• [WHAT TO WORK ON] Everything from the first line of the data below through the line that contains "2.075, 2.282, 2.49];" should be written out exactly, please, and nothing more; the pictures stay out.

◇ ◇ ◇ ◇

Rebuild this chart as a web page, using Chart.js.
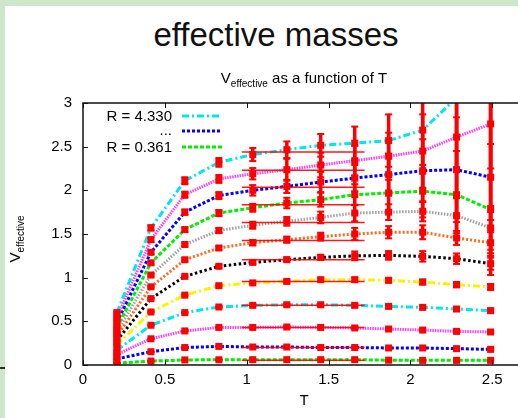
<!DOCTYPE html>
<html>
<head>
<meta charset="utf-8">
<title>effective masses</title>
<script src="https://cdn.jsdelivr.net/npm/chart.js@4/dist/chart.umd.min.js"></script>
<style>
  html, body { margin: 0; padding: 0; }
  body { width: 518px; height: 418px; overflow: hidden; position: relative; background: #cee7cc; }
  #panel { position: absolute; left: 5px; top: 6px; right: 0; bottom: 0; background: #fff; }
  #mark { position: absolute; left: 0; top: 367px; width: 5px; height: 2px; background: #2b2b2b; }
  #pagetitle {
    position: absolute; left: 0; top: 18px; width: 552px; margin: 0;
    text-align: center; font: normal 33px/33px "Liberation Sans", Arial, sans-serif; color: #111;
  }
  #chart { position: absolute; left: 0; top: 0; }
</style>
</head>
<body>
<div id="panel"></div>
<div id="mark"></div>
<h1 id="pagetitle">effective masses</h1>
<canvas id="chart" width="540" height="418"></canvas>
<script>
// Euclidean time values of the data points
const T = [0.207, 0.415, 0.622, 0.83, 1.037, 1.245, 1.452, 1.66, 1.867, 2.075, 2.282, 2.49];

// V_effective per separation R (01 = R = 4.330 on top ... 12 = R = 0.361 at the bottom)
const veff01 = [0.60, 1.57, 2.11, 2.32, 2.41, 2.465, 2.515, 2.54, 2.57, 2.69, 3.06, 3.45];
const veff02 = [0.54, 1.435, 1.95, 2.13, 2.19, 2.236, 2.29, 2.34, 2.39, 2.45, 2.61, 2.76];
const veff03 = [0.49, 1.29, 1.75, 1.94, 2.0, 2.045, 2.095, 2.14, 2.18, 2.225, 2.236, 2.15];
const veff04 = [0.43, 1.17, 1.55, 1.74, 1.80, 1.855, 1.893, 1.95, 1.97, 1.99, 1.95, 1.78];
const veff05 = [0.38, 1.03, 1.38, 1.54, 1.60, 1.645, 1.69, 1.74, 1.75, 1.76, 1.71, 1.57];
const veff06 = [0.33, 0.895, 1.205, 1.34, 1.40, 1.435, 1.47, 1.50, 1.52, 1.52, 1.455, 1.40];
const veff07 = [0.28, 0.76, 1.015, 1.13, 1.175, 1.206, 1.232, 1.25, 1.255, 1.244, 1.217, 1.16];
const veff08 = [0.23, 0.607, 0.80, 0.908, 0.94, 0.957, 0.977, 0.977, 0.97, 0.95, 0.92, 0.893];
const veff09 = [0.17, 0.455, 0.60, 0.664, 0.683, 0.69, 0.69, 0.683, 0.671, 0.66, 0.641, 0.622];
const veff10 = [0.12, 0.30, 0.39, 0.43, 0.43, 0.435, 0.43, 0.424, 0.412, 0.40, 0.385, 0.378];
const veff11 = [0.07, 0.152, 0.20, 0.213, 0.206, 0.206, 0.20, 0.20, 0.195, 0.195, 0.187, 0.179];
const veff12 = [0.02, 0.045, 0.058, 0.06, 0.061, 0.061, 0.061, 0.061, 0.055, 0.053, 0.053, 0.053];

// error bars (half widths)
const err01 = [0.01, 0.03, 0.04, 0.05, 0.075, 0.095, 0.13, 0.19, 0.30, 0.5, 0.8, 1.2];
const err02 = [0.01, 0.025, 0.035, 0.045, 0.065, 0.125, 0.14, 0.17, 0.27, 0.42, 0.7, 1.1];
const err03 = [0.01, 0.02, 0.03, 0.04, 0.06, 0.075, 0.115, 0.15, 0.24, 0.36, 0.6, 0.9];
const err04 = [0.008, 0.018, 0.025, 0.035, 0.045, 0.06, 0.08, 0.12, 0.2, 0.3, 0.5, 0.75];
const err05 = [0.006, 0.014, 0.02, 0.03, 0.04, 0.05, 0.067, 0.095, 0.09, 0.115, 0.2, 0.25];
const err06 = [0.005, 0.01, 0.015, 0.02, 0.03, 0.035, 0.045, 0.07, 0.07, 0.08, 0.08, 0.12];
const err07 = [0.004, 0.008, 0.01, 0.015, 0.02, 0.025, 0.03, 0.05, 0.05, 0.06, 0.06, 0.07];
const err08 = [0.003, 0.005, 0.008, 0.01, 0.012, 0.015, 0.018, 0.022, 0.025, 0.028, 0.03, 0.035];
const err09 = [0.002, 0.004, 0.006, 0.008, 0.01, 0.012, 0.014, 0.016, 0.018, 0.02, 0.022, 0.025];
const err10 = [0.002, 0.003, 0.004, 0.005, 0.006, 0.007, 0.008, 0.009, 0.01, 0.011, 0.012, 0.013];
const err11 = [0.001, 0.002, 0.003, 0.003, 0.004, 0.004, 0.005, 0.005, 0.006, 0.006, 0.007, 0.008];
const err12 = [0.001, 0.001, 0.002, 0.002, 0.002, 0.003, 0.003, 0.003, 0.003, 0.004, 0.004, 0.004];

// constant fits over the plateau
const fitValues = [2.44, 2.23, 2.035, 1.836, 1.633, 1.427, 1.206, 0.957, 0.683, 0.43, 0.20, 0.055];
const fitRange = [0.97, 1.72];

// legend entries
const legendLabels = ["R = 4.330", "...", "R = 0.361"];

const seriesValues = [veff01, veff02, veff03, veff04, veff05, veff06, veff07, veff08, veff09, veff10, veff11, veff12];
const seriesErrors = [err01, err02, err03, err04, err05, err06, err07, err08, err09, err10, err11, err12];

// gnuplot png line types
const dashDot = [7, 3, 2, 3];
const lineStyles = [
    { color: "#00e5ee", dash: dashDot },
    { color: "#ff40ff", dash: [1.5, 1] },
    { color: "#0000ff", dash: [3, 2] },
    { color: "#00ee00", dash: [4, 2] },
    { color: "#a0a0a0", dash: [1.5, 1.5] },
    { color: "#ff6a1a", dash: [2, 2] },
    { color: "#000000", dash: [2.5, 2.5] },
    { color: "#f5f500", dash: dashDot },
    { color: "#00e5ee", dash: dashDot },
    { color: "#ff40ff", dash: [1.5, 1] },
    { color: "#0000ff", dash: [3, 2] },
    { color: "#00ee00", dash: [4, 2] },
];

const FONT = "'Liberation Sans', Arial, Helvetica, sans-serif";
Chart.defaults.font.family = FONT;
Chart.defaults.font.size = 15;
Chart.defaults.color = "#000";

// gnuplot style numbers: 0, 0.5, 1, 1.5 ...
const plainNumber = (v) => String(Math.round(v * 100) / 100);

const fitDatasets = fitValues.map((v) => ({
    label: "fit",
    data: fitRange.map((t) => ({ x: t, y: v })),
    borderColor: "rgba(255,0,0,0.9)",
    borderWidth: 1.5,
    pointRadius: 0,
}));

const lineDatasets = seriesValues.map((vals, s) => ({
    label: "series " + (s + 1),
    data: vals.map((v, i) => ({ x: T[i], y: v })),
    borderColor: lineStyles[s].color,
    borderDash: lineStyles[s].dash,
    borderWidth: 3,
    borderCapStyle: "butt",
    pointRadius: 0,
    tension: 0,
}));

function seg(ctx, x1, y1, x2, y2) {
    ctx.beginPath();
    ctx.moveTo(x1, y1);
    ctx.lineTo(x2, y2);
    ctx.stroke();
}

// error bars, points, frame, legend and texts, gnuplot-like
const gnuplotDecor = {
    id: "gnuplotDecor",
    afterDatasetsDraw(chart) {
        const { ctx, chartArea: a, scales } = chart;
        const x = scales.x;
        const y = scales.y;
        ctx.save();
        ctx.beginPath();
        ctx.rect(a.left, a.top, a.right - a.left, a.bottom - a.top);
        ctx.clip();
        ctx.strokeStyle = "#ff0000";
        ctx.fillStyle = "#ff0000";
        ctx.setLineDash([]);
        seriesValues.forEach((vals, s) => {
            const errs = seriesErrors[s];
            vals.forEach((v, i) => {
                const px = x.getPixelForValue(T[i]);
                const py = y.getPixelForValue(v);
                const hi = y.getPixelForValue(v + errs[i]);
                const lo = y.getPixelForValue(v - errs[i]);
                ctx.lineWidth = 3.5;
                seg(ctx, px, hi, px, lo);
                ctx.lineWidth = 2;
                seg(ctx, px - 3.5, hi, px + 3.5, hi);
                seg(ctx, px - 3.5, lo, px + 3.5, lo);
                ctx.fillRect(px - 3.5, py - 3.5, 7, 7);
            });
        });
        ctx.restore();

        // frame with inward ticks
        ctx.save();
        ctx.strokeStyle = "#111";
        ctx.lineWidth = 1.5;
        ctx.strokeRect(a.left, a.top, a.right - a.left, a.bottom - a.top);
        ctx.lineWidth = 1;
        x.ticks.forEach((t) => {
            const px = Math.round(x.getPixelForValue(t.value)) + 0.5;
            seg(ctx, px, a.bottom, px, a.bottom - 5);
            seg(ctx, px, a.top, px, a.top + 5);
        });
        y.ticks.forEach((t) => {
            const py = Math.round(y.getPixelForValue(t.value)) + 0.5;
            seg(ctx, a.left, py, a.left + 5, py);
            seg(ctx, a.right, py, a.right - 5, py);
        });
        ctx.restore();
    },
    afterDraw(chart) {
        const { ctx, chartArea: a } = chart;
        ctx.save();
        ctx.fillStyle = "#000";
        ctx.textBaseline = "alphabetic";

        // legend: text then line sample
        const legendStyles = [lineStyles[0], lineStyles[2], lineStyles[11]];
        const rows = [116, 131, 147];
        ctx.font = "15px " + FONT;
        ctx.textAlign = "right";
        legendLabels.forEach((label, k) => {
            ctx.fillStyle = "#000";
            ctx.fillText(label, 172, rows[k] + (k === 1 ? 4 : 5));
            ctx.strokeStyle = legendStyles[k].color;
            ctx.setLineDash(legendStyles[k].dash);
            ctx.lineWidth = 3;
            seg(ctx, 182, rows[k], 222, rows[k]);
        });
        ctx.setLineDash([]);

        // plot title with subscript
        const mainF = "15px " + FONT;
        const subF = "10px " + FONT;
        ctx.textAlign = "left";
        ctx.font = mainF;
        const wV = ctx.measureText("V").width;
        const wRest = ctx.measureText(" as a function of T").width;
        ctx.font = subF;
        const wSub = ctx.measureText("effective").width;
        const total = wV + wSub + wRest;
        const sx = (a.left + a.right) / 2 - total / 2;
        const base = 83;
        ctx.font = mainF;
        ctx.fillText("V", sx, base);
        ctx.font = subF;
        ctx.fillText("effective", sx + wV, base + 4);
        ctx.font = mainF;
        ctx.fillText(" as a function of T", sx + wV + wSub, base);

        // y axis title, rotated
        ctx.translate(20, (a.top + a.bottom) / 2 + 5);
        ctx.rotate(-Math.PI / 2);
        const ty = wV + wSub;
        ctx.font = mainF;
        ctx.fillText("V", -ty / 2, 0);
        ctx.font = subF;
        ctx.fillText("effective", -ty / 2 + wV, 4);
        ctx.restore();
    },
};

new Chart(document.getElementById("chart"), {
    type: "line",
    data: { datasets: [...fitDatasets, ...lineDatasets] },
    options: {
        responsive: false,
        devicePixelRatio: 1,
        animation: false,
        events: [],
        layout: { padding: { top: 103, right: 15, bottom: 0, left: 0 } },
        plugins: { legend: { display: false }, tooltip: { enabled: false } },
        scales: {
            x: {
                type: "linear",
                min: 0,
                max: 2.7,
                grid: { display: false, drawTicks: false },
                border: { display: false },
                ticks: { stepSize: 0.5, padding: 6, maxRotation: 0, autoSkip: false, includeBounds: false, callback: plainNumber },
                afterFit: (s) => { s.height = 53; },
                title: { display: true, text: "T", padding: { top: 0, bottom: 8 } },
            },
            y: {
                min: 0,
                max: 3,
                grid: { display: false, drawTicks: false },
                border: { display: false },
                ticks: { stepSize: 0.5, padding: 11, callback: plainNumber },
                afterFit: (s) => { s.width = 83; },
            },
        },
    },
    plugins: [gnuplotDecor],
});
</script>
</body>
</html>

◇ ◇ ◇ ◇

• [RIGHT ANSWER]
Rebuild this chart as a web page, using Chart.js.
<!DOCTYPE html>
<html>
<head>
<meta charset="utf-8">
<title>effective masses</title>
<script src="https://cdn.jsdelivr.net/npm/chart.js@4/dist/chart.umd.min.js"></script>
<style>
  html, body { margin: 0; padding: 0; }
  body { width: 518px; height: 418px; overflow: hidden; position: relative; background: #cee7cc; }
  #panel { position: absolute; left: 5px; top: 6px; right: 0; bottom: 0; background: #fff; }
  #mark { position: absolute; left: 0; top: 367px; width: 5px; height: 2px; background: #2b2b2b; }
  #pagetitle {
    position: absolute; left: 0; top: 18px; width: 552px; margin: 0;
    text-align: center; font: normal 33px/33px "Liberation Sans", Arial, sans-serif; color: #111;
  }
  #chart { position: absolute; left: 0; top: 0; }
</style>
</head>
<body>
<div id="panel"></div>
<div id="mark"></div>
<h1 id="pagetitle">effective masses</h1>
<canvas id="chart" width="540" height="418"></canvas>
<script>
// Euclidean time values of the data points
const T = [0.207, 0.415, 0.622, 0.83, 1.037, 1.245, 1.452, 1.66, 1.867, 2.075, 2.282, 2.49];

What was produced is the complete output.